Sur les coups de 00 h 30, on débarque en nombre au beau milieu du set de 79rs Gang, dans le Hall 8. Ambiance mardi gras – les colliers de perles en moins –, pour un set que ce bon vieux Dr. John, figure emblématique de La Nouvelle Orléans, n’aurait pas renié. Les “Black Indians” du gang célèbrent le blues en fanfare, la polyrythmie de transe, les guitares country-funk et le hip-hop. Un beau bordel bien groovy, pour une belle éjaculation de couleurs pimpantes (fallait voir ces costumes). Fin du set, nous voilà reparti·es déambuler dans le Parc Expo, avant de revenir sur nos pas, dans le Hall 8 – après un court passage Hall 3, le temps d’applaudir les Réunionnais Mouvman Alé –, pour voir à l’œuvre le quintet Nana Benz du Togo, avec ce mini-Korg hypnotique qui accompagne les incantations de la triplette de chanteuses de la formation togolaise.
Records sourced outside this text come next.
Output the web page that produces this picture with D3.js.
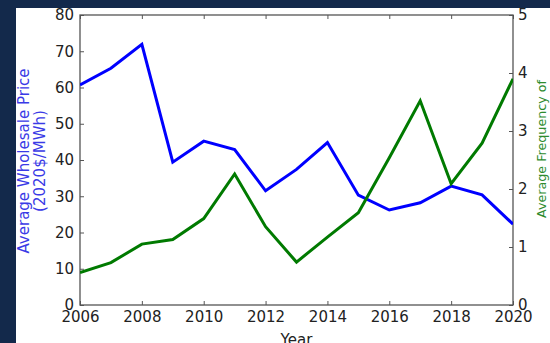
<!DOCTYPE html>
<html>
<head>
<meta charset="utf-8">
<script src="https://cdn.jsdelivr.net/npm/d3@7"></script>
<style>
  html, body { margin: 0; padding: 0; background: #13294b; }
  svg { display: block; }
  text { font-family: "DejaVu Sans", sans-serif; }
</style>
</head>
<body>
<svg id="chart" width="550" height="343"></svg>
<script>
// ---- data ----
const years = [2006, 2007, 2008, 2009, 2010, 2011, 2012, 2013, 2014, 2015, 2016, 2017, 2018, 2019, 2020];
const priceValues = [60.7, 65.3, 71.9, 39.4, 45.2, 42.9, 31.5, 37.4, 44.8, 30.3, 26.2, 28.2, 32.8, 30.4, 22.3];
const freqValues = [0.56, 0.73, 1.05, 1.13, 1.49, 2.26, 1.35, 0.74, 1.17, 1.59, 2.54, 3.52, 2.09, 2.79, 3.9];
const xTicks = [2006, 2008, 2010, 2012, 2014, 2016, 2018, 2020];
const leftTicks = [0, 10, 20, 30, 40, 50, 60, 70, 80];
const rightTicks = [0, 1, 2, 3, 4, 5];
const xLabel = "Year";
const leftLabelLines = ["Average Wholesale Price", "(2020$/MWh)"];
const rightLabel = "Average Frequency of";

// ---- layout ----
const svg = d3.select("#chart");
const W = 550, H = 343;
const plot = { left: 80, right: 513, top: 15, bottom: 305 };

svg.append("rect").attr("x", 0).attr("y", 0).attr("width", W).attr("height", H).attr("fill", "#13294b");
svg.append("rect").attr("x", 16).attr("y", 8).attr("width", W - 16).attr("height", H - 8).attr("fill", "#ffffff");

const x = d3.scaleLinear().domain([2006, 2020]).range([plot.left, plot.right]);
const yL = d3.scaleLinear().domain([0, 80]).range([plot.bottom, plot.top]);
const yR = d3.scaleLinear().domain([0, 5]).range([plot.bottom, plot.top]);

const tickColor = "#222";
const spineColor = "#555";
const fs = 15;

function styleAxis(g) {
  g.select(".domain").remove();
  g.selectAll(".tick line").attr("stroke", spineColor).attr("stroke-width", 1);
  g.selectAll(".tick text").attr("fill", tickColor).style("font-size", fs + "px")
    .style("font-family", "'DejaVu Sans', sans-serif");
}

// bottom axis
svg.append("g").attr("transform", `translate(0,${plot.bottom})`)
  .call(d3.axisBottom(x).tickValues(xTicks).tickFormat(d3.format("d")).tickSizeInner(-4).tickSizeOuter(0).tickPadding(6))
  .call(styleAxis);
// top ticks
svg.append("g").attr("transform", `translate(0,${plot.top})`)
  .call(d3.axisTop(x).tickValues(xTicks).tickFormat("").tickSizeInner(-4).tickSizeOuter(0))
  .call(styleAxis);
// left axis
svg.append("g").attr("transform", `translate(${plot.left},0)`)
  .call(d3.axisLeft(yL).tickValues(leftTicks).tickFormat(d3.format("d")).tickSizeInner(-4).tickSizeOuter(0).tickPadding(6))
  .call(styleAxis);
// right axis
svg.append("g").attr("transform", `translate(${plot.right},0)`)
  .call(d3.axisRight(yR).tickValues(rightTicks).tickFormat(d3.format("d")).tickSizeInner(-4).tickSizeOuter(0).tickPadding(5))
  .call(styleAxis);

// frame
svg.append("rect")
  .attr("x", plot.left).attr("y", plot.top)
  .attr("width", plot.right - plot.left).attr("height", plot.bottom - plot.top)
  .attr("fill", "none").attr("stroke", spineColor).attr("stroke-width", 1.3);

// lines
const clip = svg.append("clipPath").attr("id", "clip").append("rect")
  .attr("x", plot.left).attr("y", plot.top - 3)
  .attr("width", plot.right - plot.left).attr("height", plot.bottom - plot.top + 6);

const priceLine = d3.line().x((d, i) => x(years[i])).y(d => yL(d));
const freqLine = d3.line().x((d, i) => x(years[i])).y(d => yR(d));

svg.append("path").datum(priceValues)
  .attr("d", priceLine).attr("fill", "none")
  .attr("stroke", "#0000ff").attr("stroke-width", 3).attr("stroke-linejoin", "miter")
  .attr("clip-path", "url(#clip)");
svg.append("path").datum(freqValues)
  .attr("d", freqLine).attr("fill", "none")
  .attr("stroke", "#007a00").attr("stroke-width", 3).attr("stroke-linejoin", "miter")
  .attr("clip-path", "url(#clip)");

// axis labels
svg.append("text").attr("x", (plot.left + plot.right) / 2).attr("y", 345)
  .attr("text-anchor", "middle").attr("fill", tickColor).style("font-size", "15px").text(xLabel);

const leftLabel = svg.append("text")
  .attr("transform", `translate(0,161) rotate(-90)`)
  .attr("text-anchor", "middle").attr("fill", "#3a3ae6").style("font-size", "15px");
leftLabel.selectAll("tspan").data(leftLabelLines).join("tspan")
  .attr("x", 0).attr("y", (d, i) => 29 + i * 15.5).text(d => d);

svg.append("text")
  .attr("transform", `translate(546,149) rotate(-90)`)
  .attr("text-anchor", "middle").attr("fill", "#2e8b2e").style("font-size", "12.7px")
  .text(rightLabel);
</script>
</body>
</html>
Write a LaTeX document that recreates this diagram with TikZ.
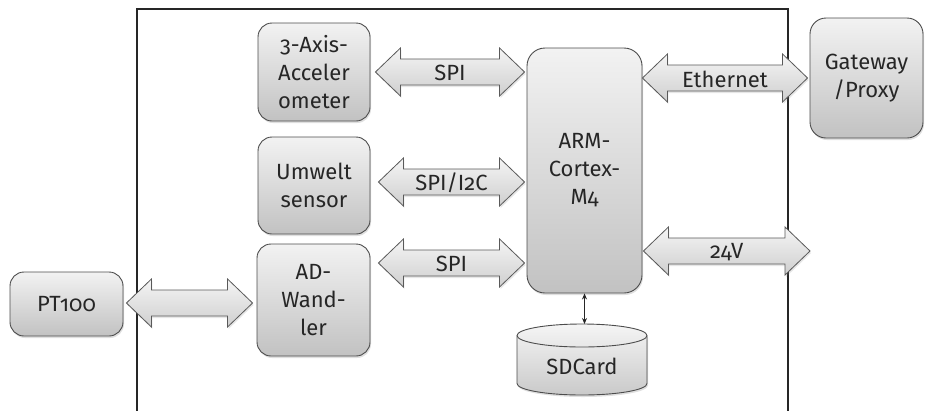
\documentclass[tikz,border=0pt]{standalone}
\usepackage{fontspec}
\setmainfont[Numbers=OldStyle]{Fira Sans}
\usetikzlibrary{shadows,calc,arrows.meta}
\tikzset{
  txt/.style={font=\fontsize{22}{28}\selectfont, text=black!85},
  blk/.style={txt, draw=black!70, line width=0.9pt, rounded corners=14pt,
    top color=gray!10, bottom color=gray!48, align=center, inner sep=0pt,
    drop shadow={opacity=0.25, shadow xshift=1pt, shadow yshift=-2pt}},
  arr/.style={draw=black!65, line width=0.8pt, top color=gray!8, bottom color=gray!38,
    drop shadow={opacity=0.2, shadow xshift=1pt, shadow yshift=-2pt}},
  lbl/.style={txt, inner sep=0pt},
  frame/.style={draw=black!85, line width=1.6pt}
}
% #1 name, #2 left node, #3 right node/coord, #4 y, #5 label, #6 left gap, #7 right gap
\newcommand\barrow[7]{%
  \coordinate (#1y) at (0,#4);
  \coordinate (#1L) at ($(#2 |- #1y)+(#6,0)$);
  \coordinate (#1R) at ($(#3 |- #1y)+(-#7,0)$);
  \draw[arr] (#1L) -- ++(25,-24) -- ++(0,11) -- ($(#1R)+(-25,-13)$) -- ++(0,-11)
    -- (#1R) -- ++(-25,24) -- ++(0,-11) -- ($(#1L)+(25,13)$) -- ++(0,11) -- cycle;
  \node[lbl] (#1) at ($(#1L)!0.5!(#1R)+(0,1)$) {#5};
}
\begin{document}
\begin{tikzpicture}[x=1pt,y=-1pt]
\useasboundingbox (0,0) rectangle (925,410);
% frame
\draw[frame] (137,412) -- (137,9) -- (788,9) -- (788,412);
% blocks
\node[blk, minimum width=112pt, minimum height=98pt] (acc) at (314,72) {3-Axis-\\Acceler\\ometer};
\node[blk, minimum width=112pt, minimum height=97pt] (umw) at (314,185.5) {Umwelt\\sensor};
\node[blk, minimum width=113pt, minimum height=112pt] (ad) at (313.5,300) {AD-\\Wand-\\ler};
\node[blk, minimum width=113pt, minimum height=64pt] (pt) at (66.5,304) {PT100};
\node[blk, rounded corners=18pt, minimum width=115pt, minimum height=245pt] (arm) at (584.5,170.5) {ARM-\\Cortex-\\M4};
\node[blk, rounded corners=16pt, minimum width=113pt, minimum height=120pt] (gw) at (866.5,78) {Gateway\\/Proxy};
% SD card cylinder
\coordinate (sdtop) at (584.5,324);
\draw[draw=black!70, line width=0.9pt, top color=gray!8, bottom color=gray!42,
  drop shadow={opacity=0.25, shadow xshift=1pt, shadow yshift=-2pt}]
  (517,335.5) -- (517,383.5) arc[start angle=180, end angle=360, x radius=65pt, y radius=11.5pt]
  -- (647,335.5) arc[start angle=0, end angle=180, x radius=65pt, y radius=11.5pt] -- cycle;
\draw[draw=black!70, line width=0.9pt] (517,335.5) arc[start angle=180, end angle=360, x radius=65pt, y radius=11.5pt];
\node[lbl] (sd) at (582,366) {SDCard};
\draw[black!85, line width=1.1pt, {Stealth[length=6pt,width=5pt]}-{Stealth[length=6pt,width=5pt]}] (arm.south) -- (sdtop);
% arrows
\coordinate (vout) at (810,251);
\barrow{a1}{acc.east}{arm.west}{72}{SPI}{5}{2}
\barrow{a2}{umw.east}{arm.west}{182}{SPI/I2C}{8}{2}
\barrow{a3}{ad.east}{arm.west}{263}{SPI}{8}{2}
\barrow{a4}{pt.east}{ad.west}{303}{}{3}{4}
\barrow{a5}{arm.east}{gw.west}{78}{Ethernet}{0}{2}
\barrow{a6}{arm.east}{vout}{251}{24V}{1}{0}
\end{tikzpicture}
\end{document}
Sûrement l’un des meilleurs shows de la soirée.
Après s’être envoyé une bière, on passe Place des Fêtes, localisation ad hoc, investie les trois soirs par les punks en parka gris de Dalle Béton, qui ont la particularité de couler une plaque de béton à chaque représentation (avec une bétonnière, oui). Quelle idée ! La soirée est en passe de se terminer pour nous après un dernier passage Hall 9 où joue None Sounds, duo ouïghour établi à Barcelone et maîtres d’œuvre d’une techno aussi radicale que leurs prises de position politiques à l’encontre du pouvoir chinois.